The Texan not only put his body on the line during countless matches in North America and Japan, but also did a lot for the younger generation and had no problem putting guys over, doing whatever he needed to do to make sure it was best for business.
But his time would come, too.
The 69-year-old legend stole the hearts of wrestling fans worldwide when he pinned Raven at Barely Legal 1997, winning the ECW World Heavyweight Championship when in reality, he had no business doing so at 53-years-old. Funk beat The Sandman and Stevie Richards in a Three-Way Dance prior to the main event to earn his shot against the champion.
The iconic sequence closing out the show had Funk’s protégé at ringside, Tommy Dreamer, join his mentor in the crowd while ECW commentator Joey Styles tried to hold back the tears as the promotion’s big pay-per-view risk paid off.
As we noted in Sabu’s section, Funk lost the title at Born To Be Wired 1997, but it just goes to show how much Funk was willing to sacrifice in his early-fifties in order to build ECW into the phenomenon it was.
Who else could carry around a strap titled the FTW Championship?
Google the terminology, please.
After Shane Douglas’ nagging injuries and excuses, Taz had grown tired of the champion and created his own belt (much like what Jay Briscoe is doing right now in Ring of Honor). The suplex machine rose to prominence in Heyman’s promotion because of his unorthodox build — being a short, stocky and powerful submission machine capable of putting anyone in a coma courtesy of his fantastic modified suplexes and his patented, “Tazmission” finisher.
His battles against Shane Douglas, Sabu and Bam Bam Bigelow will be remembered as his most popular title matches, and he brought a unique appeal to ECW as the brash New Yorker who wasn’t going to stand for any “B.S.” He was extremely powerful in the booking aspect, too, not because he forced fellow wrestlers to do the job when facing him, but because he more or less crushed low and mid-card talent because he was such a powerful force.
There’s a reason as to why everyone knew who Taz was once he stepped foot in WWE against Kurt Angle at Royal Rumble 2000 — he was arguable the king of ECW, mercilessly crushing his opposition and engaged in feuds against the upper echelon of the roster. Also, having Bill Alfonso in your corner to get you over did wonders back in those days, too.
Taz only held the official championship twice, losing it to Mike Awesome at Guilty As Charged 1999 — only to defeat Awesome a year later, thanks to a business deal arranged by Vince McMahon and Heyman to rule out Taz’s signing with WCW.
2. Shane Douglas
Shane Douglas was to ECW exactly what his moniker would suggest — “The Franchise.”

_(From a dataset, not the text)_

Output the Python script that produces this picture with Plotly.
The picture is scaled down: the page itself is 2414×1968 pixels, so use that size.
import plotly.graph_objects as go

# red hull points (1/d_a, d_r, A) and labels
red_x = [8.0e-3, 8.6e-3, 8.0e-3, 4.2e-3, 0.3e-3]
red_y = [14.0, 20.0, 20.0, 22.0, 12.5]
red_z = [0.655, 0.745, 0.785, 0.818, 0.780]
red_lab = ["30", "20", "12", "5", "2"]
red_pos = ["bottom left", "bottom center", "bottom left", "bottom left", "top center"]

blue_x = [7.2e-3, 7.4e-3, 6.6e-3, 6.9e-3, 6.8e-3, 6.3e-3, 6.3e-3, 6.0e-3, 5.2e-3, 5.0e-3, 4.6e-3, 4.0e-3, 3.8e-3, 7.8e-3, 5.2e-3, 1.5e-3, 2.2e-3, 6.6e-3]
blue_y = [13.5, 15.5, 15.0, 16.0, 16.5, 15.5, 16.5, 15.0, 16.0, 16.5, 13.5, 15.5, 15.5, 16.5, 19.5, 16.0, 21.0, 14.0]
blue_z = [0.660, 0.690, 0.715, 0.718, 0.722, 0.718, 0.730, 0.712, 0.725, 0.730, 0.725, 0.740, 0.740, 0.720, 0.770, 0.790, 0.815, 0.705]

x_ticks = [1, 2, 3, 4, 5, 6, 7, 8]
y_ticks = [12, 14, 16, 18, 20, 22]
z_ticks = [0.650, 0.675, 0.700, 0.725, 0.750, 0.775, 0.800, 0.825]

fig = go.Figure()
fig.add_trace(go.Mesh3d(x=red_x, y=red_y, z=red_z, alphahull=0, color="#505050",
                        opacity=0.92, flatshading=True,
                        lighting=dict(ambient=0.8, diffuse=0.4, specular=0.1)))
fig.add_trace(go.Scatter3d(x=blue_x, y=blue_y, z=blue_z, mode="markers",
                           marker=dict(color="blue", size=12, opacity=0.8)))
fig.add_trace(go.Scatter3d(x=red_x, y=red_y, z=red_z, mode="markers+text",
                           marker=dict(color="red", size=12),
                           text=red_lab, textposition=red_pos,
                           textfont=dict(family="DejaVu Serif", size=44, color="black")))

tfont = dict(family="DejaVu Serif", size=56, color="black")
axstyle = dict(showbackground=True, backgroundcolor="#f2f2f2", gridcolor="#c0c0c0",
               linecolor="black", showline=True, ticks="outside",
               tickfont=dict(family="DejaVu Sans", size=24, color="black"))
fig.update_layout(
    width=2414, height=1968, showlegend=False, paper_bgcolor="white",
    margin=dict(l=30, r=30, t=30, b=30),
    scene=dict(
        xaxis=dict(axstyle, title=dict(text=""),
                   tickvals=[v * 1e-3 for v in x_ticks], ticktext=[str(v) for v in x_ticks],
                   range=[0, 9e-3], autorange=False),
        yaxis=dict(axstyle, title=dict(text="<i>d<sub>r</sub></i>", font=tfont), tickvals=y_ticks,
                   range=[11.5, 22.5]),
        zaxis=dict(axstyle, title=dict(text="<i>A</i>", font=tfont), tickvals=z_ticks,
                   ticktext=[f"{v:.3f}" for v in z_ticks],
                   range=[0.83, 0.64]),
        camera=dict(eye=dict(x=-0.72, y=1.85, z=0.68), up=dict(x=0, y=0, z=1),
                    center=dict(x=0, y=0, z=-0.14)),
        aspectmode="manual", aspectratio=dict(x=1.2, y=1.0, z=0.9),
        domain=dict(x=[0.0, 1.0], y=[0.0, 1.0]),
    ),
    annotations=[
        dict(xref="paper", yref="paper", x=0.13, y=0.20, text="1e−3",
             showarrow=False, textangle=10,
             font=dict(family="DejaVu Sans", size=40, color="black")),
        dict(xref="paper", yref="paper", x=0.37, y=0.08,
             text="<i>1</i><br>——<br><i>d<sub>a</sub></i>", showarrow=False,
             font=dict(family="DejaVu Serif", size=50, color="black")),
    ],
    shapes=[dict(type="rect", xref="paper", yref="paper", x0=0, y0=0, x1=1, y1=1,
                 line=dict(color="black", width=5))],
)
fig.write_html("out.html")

Exiled from the major wrestling promotions, due to him being misused by McMahon and a deep hatred for Ric Flair, Douglas cemented the title by throwing NWA’s coveted prize on the ground and established the ECW World Heavyweight Championship accordingly.

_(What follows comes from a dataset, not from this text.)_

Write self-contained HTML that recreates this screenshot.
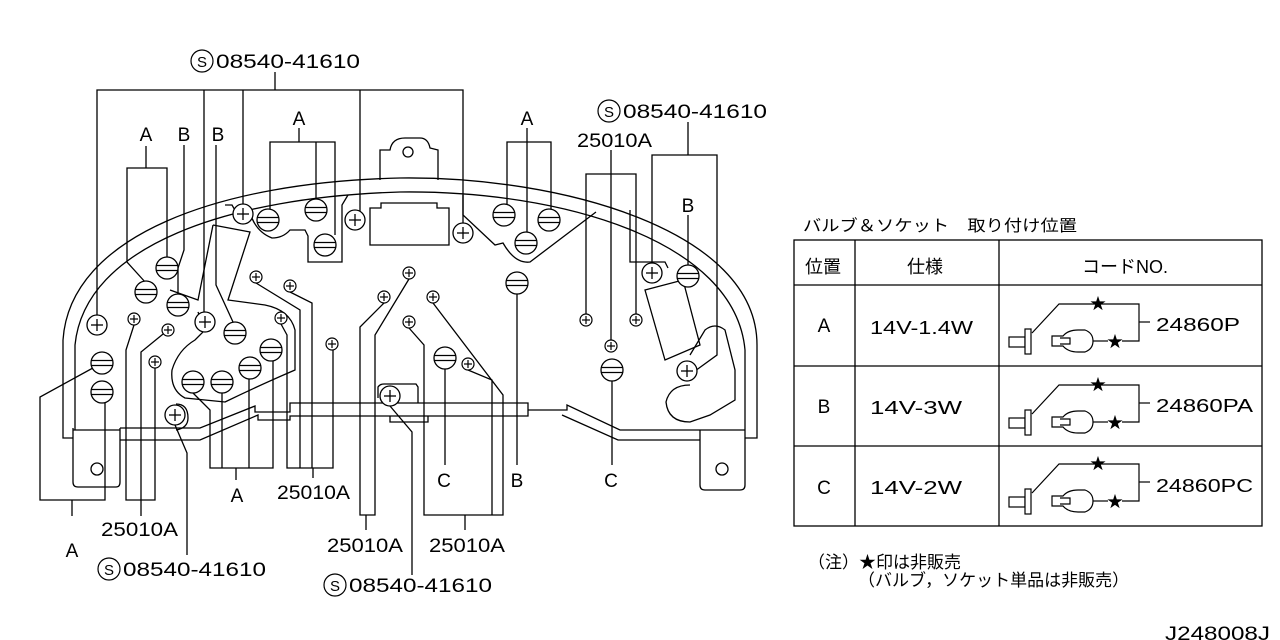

He holds the record for the longest reign dating from 1995 to 1997, where he was just days short of holding onto the belt for two years. With Francine in his corner for the brighter days as a champion, Douglas was the most technical out of all the champions, bringing in a skill-set that wasn’t exactly required in the organization. He feuded against Funk, Sabu, The Sandman, Bigelow and Taz, proving he was the main event player that WWE, NWA and WCW failed to capitalize on.
The thing about Douglas was he didn’t need to be hardcore or split his face open with barbed wire. He was a natural heel, generating heat like no other when he stepped into the few arenas ECW would visit, but because of his ties to Pennsylvania, he was still loved in Philadelphia.
He was the perfect wrestler you would love to hate, really.
He held six titles as a singles competitor in ECW and he really had the work ethic to bring the best out in his opponents night after night.
You could say guys like The Sandman, Taz, Sabu and Rob Van Dam were the major players of ECW, yet “The Franchise” was the sole reason it all happened to begin with.
1. The Sandman
Talk about a dude who personified exactly what the Philadelphia-based upstart promotion was all about. There is no other wrestler who would march to the ring with a Singapore cane while smoking a cigarette and hit himself in the forehead with the empty beer can he just finished. That was The Sandman.
Ever since ECW existed, The Sandman existed. He’s had five title reigns, the most out of anyone in the company, winning the title for the first time in 1992. He even beat out Steve Austin (and the lovable Mikey Whipwreck) in a Three-Way Dance at December to Dismember 1995.
“The Hardcore Icon” was definitely no master in the ring. His move set was not very generous, in terms of his ability to perform aerial or technical maneuvers, but it’s what made him so original. For someone like The Sandman, whose highest record at holding the belt clocks in at 196 days, it made him a great champion. He had the charisma, the attitude and the backing from all the crazed fans in attendance that supported his every move.
He achieved the most reigns by beating Justin Credible and Steve Corino for the belt at Guilty As Charged 2001 in Three-Way Dance, and despite losing it to Rhino directly after his bout, it showed that the company wanted The Sandman to go out as their most prized wrestler, since it was the final broadcast ever before filing for bankruptcy.
When the story ended, he was the imperfect protagonist who everyone felt obliged to cheer for, because he showed the world of wrestling that it was not just a great physique or mesmerizing moves which could lead you to the top; being a brash, antihero was more than enough in the setting he was in.